Trump to announce Foxconn plant in Wisconsin
Madison, Wis. — An invitation to President Donald Trump’s afternoon news conference with Wisconsin officials says electronics giant Foxconn will build a liquid-crystal display panel plant in Wisconsin.
The Associated Press obtained the invitation from a person with knowledge of the Wednesday afternoon event at the White House. The person doesn’t have authorization to publicly release the information.
White House spokesman Josh Raffel confirms the Trump announcement will be on Foxconn, but he wouldn’t release details ahead of the event.
Other states vying for the plant are Michigan, Illinois, Indiana, Ohio, Pennsylvania and Texas. The Taiwanese company is best known as the assembler of the iPhone.
Wisconsin Gov. Scott Walker tweeted earlier Wednesday that there would be a “major jobs announcement for Wisconsin” at the White House with the president.
Walker tweeted the statement shortly after a top Republican in the state, Wisconsin Assembly Speaker Robin Vos, said he was in Washington to attend a White House news conference for what he called an expected announcement from Trump about Foxconn. Vos said he had no details about a possible deal.
Wisconsin is among seven mostly Midwestern states that the Taiwan-based company has named as possible locations to build its first liquid-crystal display factory. Vos has said the plant could employ as many as 10,000 people.
Republican leaders in the Wisconsin Senate have said Walker has been negotiating a memorandum of understanding with Foxconn — best known as the assembler of the iPhone — to build such a factory in the southeast corner of the state. Other states vying for the plant are Michigan, Illinois, Indiana, Ohio, Pennsylvania and Texas.
Foxconn did not immediately return messages seeking comment Wednesday.

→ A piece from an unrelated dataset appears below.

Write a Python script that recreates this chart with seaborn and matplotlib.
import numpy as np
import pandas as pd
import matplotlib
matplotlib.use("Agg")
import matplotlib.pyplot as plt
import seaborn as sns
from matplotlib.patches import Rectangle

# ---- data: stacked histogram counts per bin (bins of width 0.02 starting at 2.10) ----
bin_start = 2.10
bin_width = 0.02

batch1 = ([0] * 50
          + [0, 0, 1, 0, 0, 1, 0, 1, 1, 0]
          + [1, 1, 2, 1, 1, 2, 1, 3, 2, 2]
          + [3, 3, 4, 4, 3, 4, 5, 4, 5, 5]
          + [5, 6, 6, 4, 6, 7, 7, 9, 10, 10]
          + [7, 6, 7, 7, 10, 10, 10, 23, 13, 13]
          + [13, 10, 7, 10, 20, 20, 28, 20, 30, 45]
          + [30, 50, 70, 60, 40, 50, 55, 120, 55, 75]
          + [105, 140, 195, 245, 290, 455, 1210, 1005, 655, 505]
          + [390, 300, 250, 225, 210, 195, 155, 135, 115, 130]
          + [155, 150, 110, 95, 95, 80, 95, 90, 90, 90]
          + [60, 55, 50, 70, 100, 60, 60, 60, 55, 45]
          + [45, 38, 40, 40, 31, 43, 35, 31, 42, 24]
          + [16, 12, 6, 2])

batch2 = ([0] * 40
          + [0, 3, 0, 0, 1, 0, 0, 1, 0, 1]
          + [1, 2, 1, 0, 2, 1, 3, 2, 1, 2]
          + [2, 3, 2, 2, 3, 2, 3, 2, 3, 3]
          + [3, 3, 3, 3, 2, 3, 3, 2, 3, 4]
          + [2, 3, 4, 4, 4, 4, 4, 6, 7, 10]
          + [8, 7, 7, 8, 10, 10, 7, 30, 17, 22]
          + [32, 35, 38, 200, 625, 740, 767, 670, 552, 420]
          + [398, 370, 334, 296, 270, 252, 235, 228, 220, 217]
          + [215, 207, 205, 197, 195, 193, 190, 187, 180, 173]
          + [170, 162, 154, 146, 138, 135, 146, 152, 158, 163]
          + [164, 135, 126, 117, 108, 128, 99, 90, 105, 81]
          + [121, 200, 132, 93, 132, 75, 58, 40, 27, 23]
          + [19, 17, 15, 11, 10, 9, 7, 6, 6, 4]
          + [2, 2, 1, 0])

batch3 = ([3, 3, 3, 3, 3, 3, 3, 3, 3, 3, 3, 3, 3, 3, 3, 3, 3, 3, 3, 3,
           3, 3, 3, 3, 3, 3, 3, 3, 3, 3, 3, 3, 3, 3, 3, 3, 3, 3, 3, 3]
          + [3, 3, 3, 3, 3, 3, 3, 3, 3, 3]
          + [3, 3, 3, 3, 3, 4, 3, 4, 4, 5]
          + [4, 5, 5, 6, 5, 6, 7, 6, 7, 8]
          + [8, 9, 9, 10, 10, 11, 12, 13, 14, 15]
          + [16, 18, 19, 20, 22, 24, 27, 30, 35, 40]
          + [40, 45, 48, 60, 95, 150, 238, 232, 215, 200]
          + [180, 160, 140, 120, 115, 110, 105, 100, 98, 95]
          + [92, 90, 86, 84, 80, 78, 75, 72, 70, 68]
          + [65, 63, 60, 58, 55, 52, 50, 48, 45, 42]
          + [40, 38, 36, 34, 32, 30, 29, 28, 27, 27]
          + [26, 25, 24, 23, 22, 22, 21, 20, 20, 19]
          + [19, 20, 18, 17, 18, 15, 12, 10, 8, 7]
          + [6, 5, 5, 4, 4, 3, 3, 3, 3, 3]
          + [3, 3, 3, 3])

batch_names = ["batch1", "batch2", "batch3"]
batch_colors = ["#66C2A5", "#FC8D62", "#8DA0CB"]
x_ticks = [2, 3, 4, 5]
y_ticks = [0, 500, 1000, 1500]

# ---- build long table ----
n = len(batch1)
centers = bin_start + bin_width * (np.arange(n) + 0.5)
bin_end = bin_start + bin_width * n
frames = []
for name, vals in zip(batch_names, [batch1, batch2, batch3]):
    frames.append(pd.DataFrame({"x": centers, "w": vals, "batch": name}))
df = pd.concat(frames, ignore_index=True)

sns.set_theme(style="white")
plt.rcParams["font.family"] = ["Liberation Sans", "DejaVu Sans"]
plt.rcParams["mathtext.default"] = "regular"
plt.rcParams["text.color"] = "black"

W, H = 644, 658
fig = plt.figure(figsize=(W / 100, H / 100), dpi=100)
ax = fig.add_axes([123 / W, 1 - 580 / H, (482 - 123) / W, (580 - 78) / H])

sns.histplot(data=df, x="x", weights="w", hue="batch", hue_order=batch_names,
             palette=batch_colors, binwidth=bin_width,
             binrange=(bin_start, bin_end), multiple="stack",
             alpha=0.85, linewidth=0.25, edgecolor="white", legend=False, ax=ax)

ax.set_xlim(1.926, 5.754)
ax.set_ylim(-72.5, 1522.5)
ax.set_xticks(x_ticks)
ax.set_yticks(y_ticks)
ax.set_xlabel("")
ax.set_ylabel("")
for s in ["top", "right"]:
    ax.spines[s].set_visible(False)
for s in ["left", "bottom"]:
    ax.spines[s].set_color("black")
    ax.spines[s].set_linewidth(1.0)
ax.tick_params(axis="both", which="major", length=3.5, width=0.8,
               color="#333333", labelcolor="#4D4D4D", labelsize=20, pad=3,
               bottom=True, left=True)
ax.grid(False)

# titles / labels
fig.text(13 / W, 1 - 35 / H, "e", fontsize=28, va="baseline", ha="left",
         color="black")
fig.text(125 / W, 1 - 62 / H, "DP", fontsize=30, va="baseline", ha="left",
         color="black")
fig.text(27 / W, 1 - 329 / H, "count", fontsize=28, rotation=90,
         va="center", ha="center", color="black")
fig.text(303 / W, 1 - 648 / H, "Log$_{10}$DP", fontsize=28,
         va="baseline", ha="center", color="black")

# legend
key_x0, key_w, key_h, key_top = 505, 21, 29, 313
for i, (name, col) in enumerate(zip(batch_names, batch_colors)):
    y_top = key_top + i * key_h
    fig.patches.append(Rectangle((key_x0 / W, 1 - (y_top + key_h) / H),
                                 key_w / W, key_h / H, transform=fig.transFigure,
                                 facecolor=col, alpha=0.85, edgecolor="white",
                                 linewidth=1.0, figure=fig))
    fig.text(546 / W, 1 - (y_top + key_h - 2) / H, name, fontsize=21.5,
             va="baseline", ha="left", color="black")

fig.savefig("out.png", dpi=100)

Landing the multi-state competition for the plant has been cast as a once-in-a-generation opportunity. Foxconn is the biggest contract assembler of smartphones and other devices for Apple and other brands. It has been eyeing building the plant in a part of Wisconsin represented by U.S. House Speaker Paul Ryan, who said he has met with company officials at the request of the Republican governor.

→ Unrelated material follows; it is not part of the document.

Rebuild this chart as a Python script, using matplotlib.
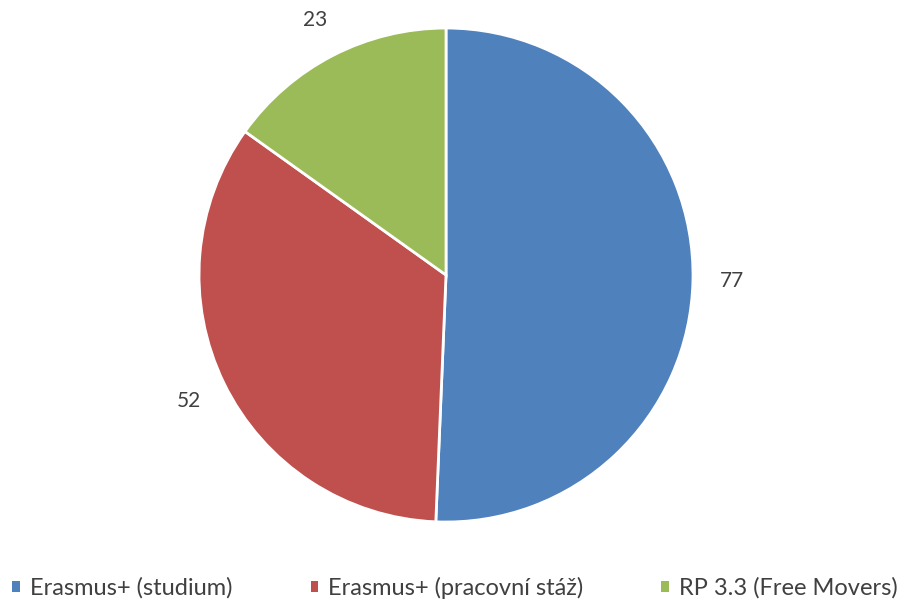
import matplotlib.pyplot as plt
from matplotlib.patches import Patch

labels = ["Erasmus+ (studium)", "Erasmus+ (pracovní stáž)", "RP 3.3 (Free Movers)"]
values = [77, 52, 23]
colors = ["#4F81BD", "#C0504D", "#9BBB59"]

plt.rcParams['font.family'] = ['Lato', 'DejaVu Sans']

fig = plt.figure(figsize=(9.05, 6.01), dpi=100)
ax = fig.add_axes([0.2199, 0.1314, 494 / 905, 494 / 601])

wedges, texts = ax.pie(values, labels=[str(v) for v in values], colors=colors,
                       startangle=90, counterclock=False, labeldistance=1.16,
                       wedgeprops=dict(edgecolor="white", linewidth=2),
                       textprops=dict(fontsize=15, color="#404040"))
for t in texts:
    t.set_ha("center")
    t.set_va("center")
ax.set_xlim(-1, 1)
ax.set_ylim(-1, 1)
ax.set_aspect("equal")

handles = [Patch(facecolor=c, edgecolor="none") for c in colors]
leg = fig.legend(handles, labels, loc="center", bbox_to_anchor=(0.503, 1 - 588 / 601),
                 ncol=3, frameon=False, fontsize=17, handlelength=0.3, handleheight=0.3,
                 handletextpad=0.45, columnspacing=3.3, borderpad=0, borderaxespad=0)
for t in leg.get_texts():
    t.set_color("#404040")

fig.savefig("out.png", dpi=100)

Critics have cautioned that Foxconn has made promises before to invest in the U.S. and not followed through. Foxconn promised in 2013, for example, to invest $30 million and hire 500 workers for a new high-tech factory in Pennsylvania, but it was never built.
Still, landing Foxconn would be a victory both for Trump, as he touts his build America agenda, and for Walker, who is up for re-election next year.
If Wisconsin is selected for the plan, the state could be on the hook for billions of dollars in incentives as part of the deal, though no details of the state’s proposal have been released. State Sen. Alberta Darling, co-chair of the Legislature’s budget committee, said any deal would be examined with a “fine-toothed comb” and have to win approval by the Republican-controlled Legislature.